§ THE RECORDS:
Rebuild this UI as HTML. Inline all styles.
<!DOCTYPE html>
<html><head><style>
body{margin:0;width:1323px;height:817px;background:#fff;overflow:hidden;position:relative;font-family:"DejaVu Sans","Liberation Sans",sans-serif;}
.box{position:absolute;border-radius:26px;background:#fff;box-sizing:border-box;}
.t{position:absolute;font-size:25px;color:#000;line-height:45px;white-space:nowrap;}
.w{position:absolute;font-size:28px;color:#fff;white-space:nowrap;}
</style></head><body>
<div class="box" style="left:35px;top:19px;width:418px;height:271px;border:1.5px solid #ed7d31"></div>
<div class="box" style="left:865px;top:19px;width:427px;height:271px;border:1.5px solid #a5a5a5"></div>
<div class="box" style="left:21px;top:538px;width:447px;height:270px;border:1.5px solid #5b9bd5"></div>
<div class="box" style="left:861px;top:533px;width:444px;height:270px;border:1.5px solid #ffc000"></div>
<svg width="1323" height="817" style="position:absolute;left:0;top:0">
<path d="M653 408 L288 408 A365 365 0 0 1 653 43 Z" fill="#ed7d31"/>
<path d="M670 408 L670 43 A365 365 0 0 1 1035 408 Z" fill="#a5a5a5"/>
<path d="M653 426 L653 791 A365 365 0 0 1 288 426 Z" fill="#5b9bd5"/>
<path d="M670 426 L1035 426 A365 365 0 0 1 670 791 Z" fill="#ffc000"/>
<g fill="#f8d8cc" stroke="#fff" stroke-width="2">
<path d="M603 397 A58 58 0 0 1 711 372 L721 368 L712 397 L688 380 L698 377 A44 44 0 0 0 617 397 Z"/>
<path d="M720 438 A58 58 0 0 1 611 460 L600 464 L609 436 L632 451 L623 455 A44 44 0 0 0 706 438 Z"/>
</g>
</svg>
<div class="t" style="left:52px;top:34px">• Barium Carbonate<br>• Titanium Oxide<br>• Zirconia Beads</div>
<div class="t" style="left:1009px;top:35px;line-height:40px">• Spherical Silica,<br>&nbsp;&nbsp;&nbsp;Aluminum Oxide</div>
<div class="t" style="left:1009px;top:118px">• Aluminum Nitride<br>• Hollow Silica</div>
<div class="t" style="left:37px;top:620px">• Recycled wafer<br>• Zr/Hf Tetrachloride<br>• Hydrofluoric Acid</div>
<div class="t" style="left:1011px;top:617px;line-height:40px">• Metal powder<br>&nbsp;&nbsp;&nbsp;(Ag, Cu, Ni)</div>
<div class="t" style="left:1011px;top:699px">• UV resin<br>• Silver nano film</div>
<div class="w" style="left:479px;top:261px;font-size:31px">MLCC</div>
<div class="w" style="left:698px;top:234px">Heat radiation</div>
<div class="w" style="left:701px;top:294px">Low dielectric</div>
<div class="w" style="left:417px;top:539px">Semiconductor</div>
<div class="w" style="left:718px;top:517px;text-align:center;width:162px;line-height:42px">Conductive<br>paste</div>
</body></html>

---

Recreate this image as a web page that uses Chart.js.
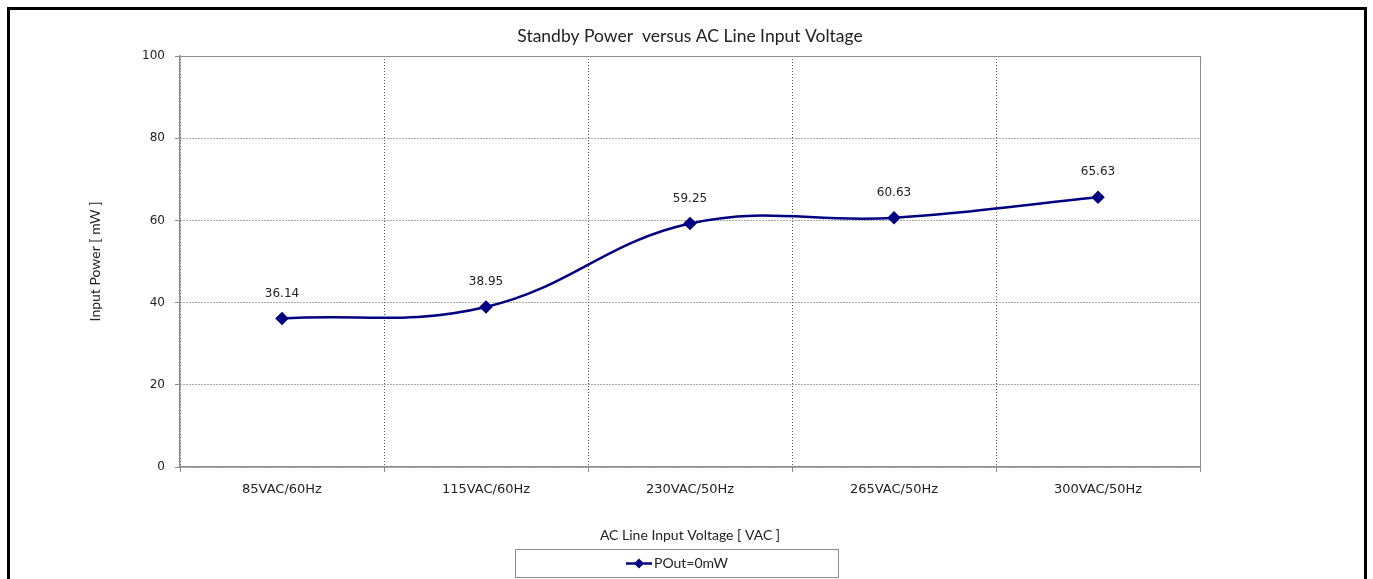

§ TASK PROMPT: Looking at the entries above, state how many lines contain "this"; give the number alone.

§ FINISHED TASK: 2